Sans être tout à fait abouti, le film est le récit sans ostentation d'un sauvetage de cinq mineurs pris au piège par la montée des eaux. La petite communauté vit et souffre avec les victimes et leur famille, les autorités tergiversent et quelques vieux antagonismes s'exacerbent. Le cinéaste, également crédité comme scénariste, a le mérite de ne pas chercher l'héroïsme ni la couardise chez ces personnages. Il rend compte, de manière très austère certes, des manquements des structures officielles (direction de la mine, sauveteurs...). Pas mal.


Rafale de neige
(Keisuke Kinoshita, 1959)

Une splendeur visuelle qui cueille le cinéphile dès les premières secondes. L'attention portée aux cadres, la beauté des paysages et l'élégance de la mise en scène font de ce film une œuvre de tout premier plan. La narration, foisonnante et ambitieuse s'il en est, emporte peut-être un peu moins l'adhésion. L'ambition de l'écriture ne s'accommodant pas totalement de la durée de Rafale de neige, assez court (moins de 80 minutes). Ce côté fresque familiale avec ses nombreux flash-backs aurait sans doute mérité quelques développements supplémentaires. Malgré tout, il serait injuste de ne pas privilégier ses nombreuses qualités.

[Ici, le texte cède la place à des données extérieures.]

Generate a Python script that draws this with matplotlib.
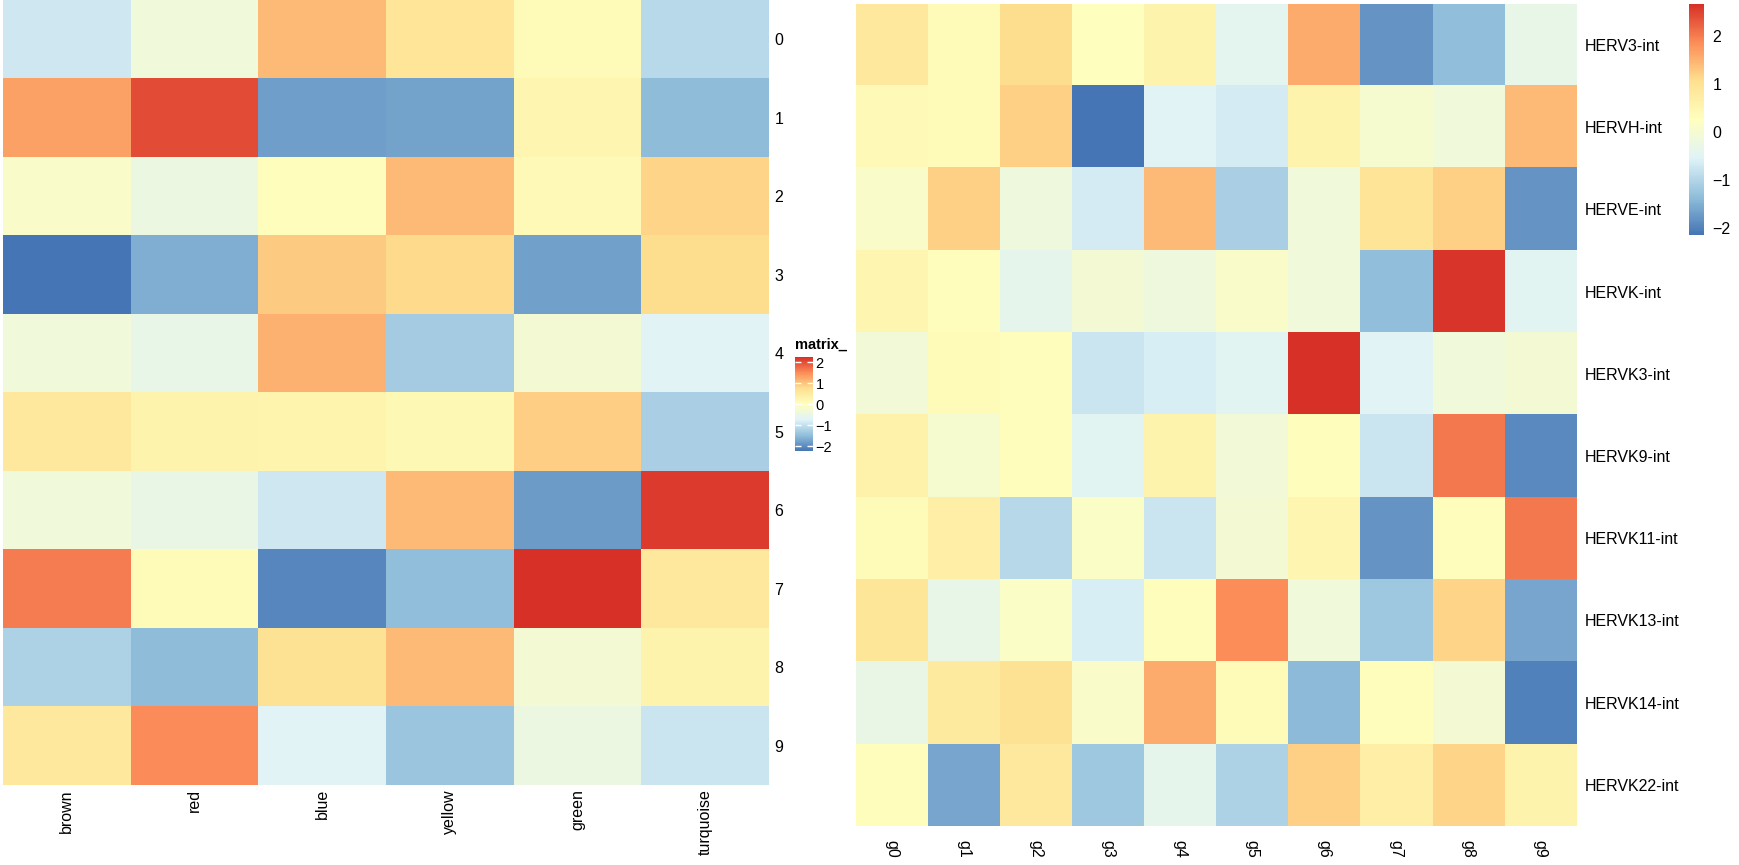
import numpy as np
import matplotlib.pyplot as plt
from matplotlib.colors import LinearSegmentedColormap

plt.rcParams['font.family'] = ['Liberation Sans', 'DejaVu Sans']

# left heatmap: modules x samples
left_cols = ["brown", "red", "blue", "yellow", "green", "turquoise"]
left_rows = ["0", "1", "2", "3", "4", "5", "6", "7", "8", "9"]
left_vals = np.array([
    [-0.88, -0.35, 1.08, 0.63, 0.10, -1.10],
    [1.30, 2.00, -1.80, -1.75, 0.23, -1.50],
    [-0.12, -0.44, 0.05, 1.08, 0.14, 0.86],
    [-2.22, -1.64, 0.95, 0.80, -1.78, 0.77],
    [-0.35, -0.52, 1.17, -1.28, -0.26, -0.70],
    [0.55, 0.28, 0.27, 0.15, 0.90, -1.24],
    [-0.35, -0.48, -0.88, 1.08, -1.82, 2.15],
    [1.62, 0.10, -2.04, -1.46, 2.24, 0.55],
    [-1.20, -1.50, 0.68, 1.08, -0.26, 0.28],
    [0.55, 1.50, -0.70, -1.37, -0.44, -0.92],
])

# right heatmap: HERV families x groups
right_cols = ["g0", "g1", "g2", "g3", "g4", "g5", "g6", "g7", "g8", "g9"]
right_rows = ["HERV3-int", "HERVH-int", "HERVE-int", "HERVK-int", "HERVK3-int",
              "HERVK9-int", "HERVK11-int", "HERVK13-int", "HERVK14-int", "HERVK22-int"]
right_vals = np.array([
    [0.84, 0.36, 1.08, 0.26, 0.55, -0.42, 1.56, -1.80, -1.33, -0.32],
    [0.40, 0.36, 1.22, -2.15, -0.50, -0.66, 0.55, 0.02, -0.13, 1.42],
    [0.12, 1.22, -0.17, -0.66, 1.42, -1.09, -0.13, 0.94, 1.22, -1.80],
    [0.50, 0.31, -0.37, -0.03, -0.17, 0.12, -0.13, -1.33, 2.62, -0.46],
    [-0.08, 0.36, 0.31, -0.75, -0.61, -0.46, 2.67, -0.51, -0.13, -0.03],
    [0.60, 0.02, 0.31, -0.46, 0.55, -0.08, 0.31, -0.75, 2.04, -1.91],
    [0.36, 0.69, -0.95, 0.16, -0.75, -0.03, 0.50, -1.80, 0.31, 2.04],
    [0.89, -0.32, 0.16, -0.61, 0.31, 1.85, -0.13, -1.19, 1.18, -1.62],
    [-0.27, 0.79, 0.98, 0.12, 1.56, 0.36, -1.38, 0.31, -0.03, -2.00],
    [0.31, -1.62, 0.84, -1.19, -0.37, -1.04, 1.22, 0.69, 1.18, 0.55],
])

palette = ["#4575B4", "#91BFDB", "#E0F3F8", "#FFFFBF", "#FEE090", "#FC8D59", "#D73027"]
cmap = LinearSegmentedColormap.from_list("rdylbu7", palette, N=256)

fig = plt.figure(figsize=(17.4, 8.65), dpi=100)

# ---- left heatmap
ax1 = fig.add_axes([0.0017, 0.0925, 0.4402, 0.9075])
im1 = ax1.imshow(left_vals, aspect='auto', cmap=cmap, vmin=left_vals.min(),
                 vmax=left_vals.max(), interpolation='nearest')
ax1.yaxis.tick_right()
ax1.set_yticks(range(len(left_rows)))
ax1.set_yticklabels(left_rows, fontsize=11.5)
ax1.set_xticks(range(len(left_cols)))
ax1.set_xticklabels(left_cols, rotation=90, fontsize=11.5, va='top')
ax1.tick_params(length=0)
ax1.tick_params(axis='y', pad=4)
ax1.tick_params(axis='x', pad=3)
for s in ax1.spines.values():
    s.set_visible(False)

cax1 = fig.add_axes([0.4569, 0.4786, 0.0103, 0.1087])
cb1 = fig.colorbar(im1, cax=cax1, ticks=[-2, -1, 0, 1, 2])
cb1.outline.set_visible(False)
cax1.tick_params(direction='in', color='white', length=4, width=1,
                 left=True, right=True, labelsize=10.5, pad=2)
fig.text(0.4569, 1 - 345 / 865, "matrix_", fontsize=10.5, fontweight='bold',
         ha='left', va='center')

# ---- right heatmap
ax2 = fig.add_axes([0.4920, 0.0451, 0.4138, 0.9503])
im2 = ax2.imshow(right_vals, aspect='auto', cmap=cmap, vmin=right_vals.min(),
                 vmax=right_vals.max(), interpolation='nearest')
ax2.yaxis.tick_right()
ax2.set_yticks(range(len(right_rows)))
ax2.set_yticklabels(right_rows, fontsize=11.5)
ax2.set_xticks(range(len(right_cols)))
ax2.set_xticklabels(right_cols, rotation=270, fontsize=11.5, va='top')
ax2.tick_params(length=0)
ax2.tick_params(axis='y', pad=6)
ax2.tick_params(axis='x', pad=10)
for s in ax2.spines.values():
    s.set_visible(False)

cax2 = fig.add_axes([0.9707, 0.7283, 0.0086, 0.267])
cb2 = fig.colorbar(im2, cax=cax2, ticks=[-2, -1, 0, 1, 2])
cb2.outline.set_visible(False)
cax2.tick_params(length=0, labelsize=11.5, pad=6)

fig.savefig("out.png", dpi=100)
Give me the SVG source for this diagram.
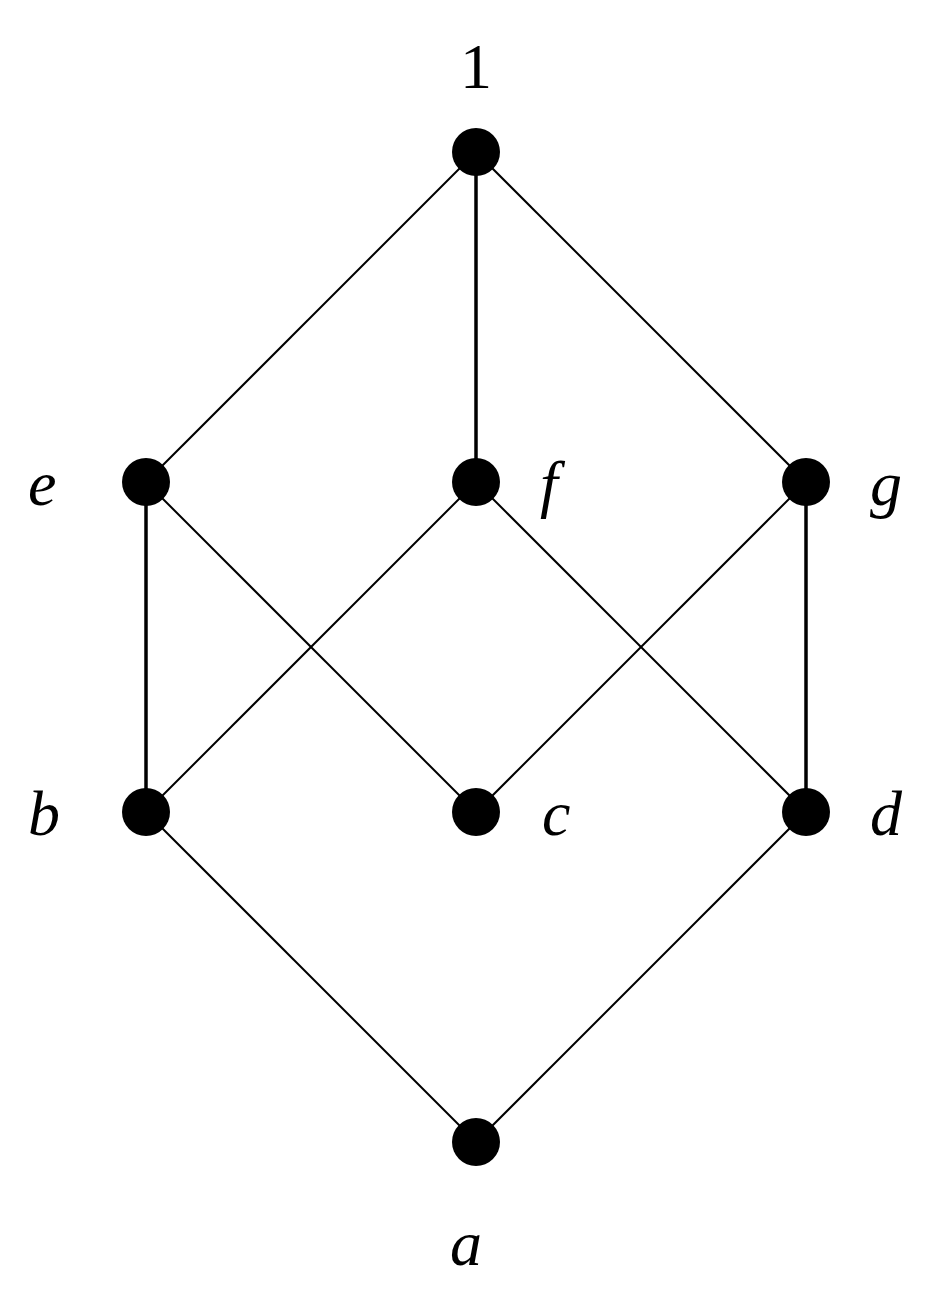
<svg xmlns="http://www.w3.org/2000/svg" width="952" height="1292" viewBox="0 0 952 1292">
<style>
.e{stroke:#000;stroke-width:2;fill:none}
.v{stroke:#000;stroke-width:3.5;fill:none}
.n{fill:#000}
.t{font-family:"Liberation Serif",serif;font-style:italic;font-size:64px;fill:#000}
</style>
<rect width="952" height="1292" fill="#fff"/>
<g id="connectors">
<line class="e" x1="476" y1="152" x2="146" y2="482"/>
<line class="v" x1="476" y1="152" x2="476" y2="482"/>
<line class="e" x1="476" y1="152" x2="806" y2="482"/>
<line class="v" x1="146" y1="482" x2="146" y2="812"/>
<line class="e" x1="146" y1="482" x2="476" y2="812"/>
<line class="e" x1="476" y1="482" x2="146" y2="812"/>
<line class="e" x1="476" y1="482" x2="806" y2="812"/>
<line class="e" x1="806" y1="482" x2="476" y2="812"/>
<line class="v" x1="806" y1="482" x2="806" y2="812"/>
<line class="e" x1="146" y1="812" x2="476" y2="1142"/>
<line class="e" x1="806" y1="812" x2="476" y2="1142"/>
</g>
<g id="n1"><circle class="n" cx="476" cy="152" r="24"/><text x="476" y="88" text-anchor="middle" style="font-family:'Liberation Serif',serif;font-size:64px">1</text></g>
<g id="ne"><circle class="n" cx="146" cy="482" r="24"/><text class="t" x="28" y="505">e</text></g>
<g id="nf"><circle class="n" cx="476" cy="482" r="24"/><text class="t" x="540" y="505">f</text></g>
<g id="ng"><circle class="n" cx="806" cy="482" r="24"/><text class="t" x="870" y="505">g</text></g>
<g id="nb"><circle class="n" cx="146" cy="812" r="24"/><text class="t" x="28" y="835">b</text></g>
<g id="nc"><circle class="n" cx="476" cy="812" r="24"/><text class="t" x="542" y="835">c</text></g>
<g id="nd"><circle class="n" cx="806" cy="812" r="24"/><text class="t" x="870" y="835">d</text></g>
<g id="na"><circle class="n" cx="476" cy="1142" r="24"/><text class="t" x="450" y="1265">a</text></g>
</svg>
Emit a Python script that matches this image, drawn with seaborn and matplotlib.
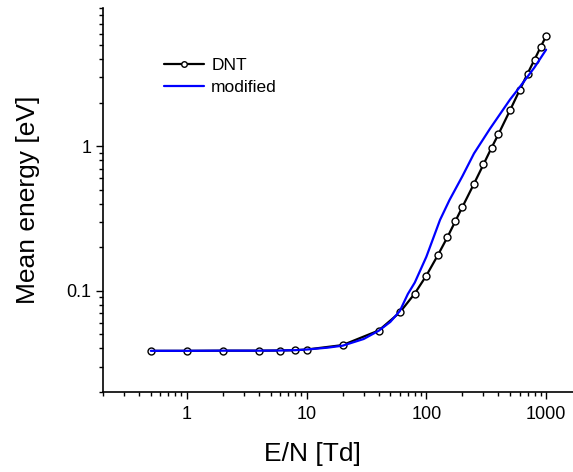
import numpy as np
import pandas as pd
import seaborn as sns
import matplotlib
matplotlib.use('Agg')
import matplotlib.pyplot as plt
from matplotlib.ticker import LogLocator, FixedLocator, NullFormatter

# DNT data (E/N in Td, mean energy in eV)
dnt_en = [0.5, 1, 2, 4, 6, 8, 10, 20, 40, 60, 80, 100, 125, 150, 175, 200,
          250, 300, 350, 400, 500, 600, 700, 800, 900, 1000]
dnt_energy = [0.0385, 0.0385, 0.0386, 0.0386, 0.0387, 0.0389, 0.0393, 0.0422,
              0.0532, 0.0709, 0.0958, 0.1275, 0.177, 0.235, 0.304, 0.38,
              0.55, 0.748, 0.973, 1.21, 1.77, 2.43, 3.17, 3.96, 4.84, 5.76]

# modified cross sections
mod_en = [0.5, 1, 2, 4, 6, 8, 10, 15, 20, 30, 40, 50, 60, 70, 80, 100, 130,
          156, 200, 250, 340, 500, 600, 800, 1000]
mod_energy = [0.0385, 0.0385, 0.0386, 0.0386, 0.0387, 0.0389, 0.0393, 0.0405,
              0.0418, 0.0465, 0.053, 0.061, 0.0725, 0.095, 0.114, 0.172, 0.309,
              0.424, 0.62, 0.89, 1.32, 2.1, 2.55, 3.5, 4.64]

dnt = pd.DataFrame({'en': dnt_en, 'energy': dnt_energy})
mod = pd.DataFrame({'en': mod_en, 'energy': mod_energy})

sns.set_style('ticks')
plt.rcParams['font.family'] = ['Liberation Sans', 'DejaVu Sans']
plt.rcParams['text.color'] = 'black'
plt.rcParams['axes.labelcolor'] = 'black'

fig = plt.figure(figsize=(5.73, 4.72), dpi=100)
ax = fig.add_axes([0.18, 0.1695, 0.836, 0.8135])

sns.lineplot(data=dnt, x='en', y='energy', ax=ax, color='black', linewidth=1.6,
             marker='o', markersize=5, markerfacecolor='white',
             markeredgecolor='black', markeredgewidth=1.0, label='DNT')
sns.lineplot(data=mod, x='en', y='energy', ax=ax, color='#0000ff',
             linewidth=1.6, label='modified')

ax.set_xscale('log')
ax.set_yscale('log')
ax.set_xlim(0.2, 2000)
ax.set_ylim(0.02, 9)

ax.xaxis.set_major_locator(FixedLocator([1, 10, 100, 1000]))
ax.set_xticklabels(['1', '10', '100', '1000'])
ax.xaxis.set_minor_locator(LogLocator(base=10, subs=np.arange(2, 10)))
ax.xaxis.set_minor_formatter(NullFormatter())
ax.yaxis.set_major_locator(FixedLocator([0.1, 1]))
ax.set_yticklabels(['0.1', '1'])
ax.yaxis.set_minor_locator(LogLocator(base=10, subs=np.arange(2, 10)))
ax.yaxis.set_minor_formatter(NullFormatter())

ax.tick_params(which='major', direction='out', length=5, width=1,
               labelsize=13, colors='black')
ax.tick_params(axis='x', which='major', pad=5)
ax.tick_params(which='minor', direction='out', length=3, width=1,
               colors='black')

for side in ['top', 'right']:
    ax.spines[side].set_visible(False)
for side in ['left', 'bottom']:
    ax.spines[side].set_linewidth(1.2)
    ax.spines[side].set_color('black')

ax.set_xlabel('E/N [Td]', fontsize=19)
ax.xaxis.set_label_coords(0.436, -0.13)
ax.set_ylabel('Mean energy [eV]', fontsize=19, labelpad=19)

ax.legend(loc='upper left', bbox_to_anchor=(0.095, 0.91), frameon=False,
          fontsize=12.5, handlelength=2.3, handletextpad=0.4,
          labelspacing=0.4, markerscale=0.8)

fig.savefig('out.png', dpi=100)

Un bon mélodrame.


Je vais craquer
(François Leterrier, 1980)

Amusante satire sur la fin des illusions soixante-huitardes sans pour autant être complètement dupe du retour à une vie professionnelle bien dans le moule capitaliste. Comme souvent avec ce type de film, la réalisation manque de personnalité et le spectateur est confronté à d'immanquables longueurs. Il faut dire que l'écriture est pour le moins inégale. Problème qu'un Christian Clavier convaincant ne parvient pas seul à faire oublier. Sympathique mais finalement dispensable.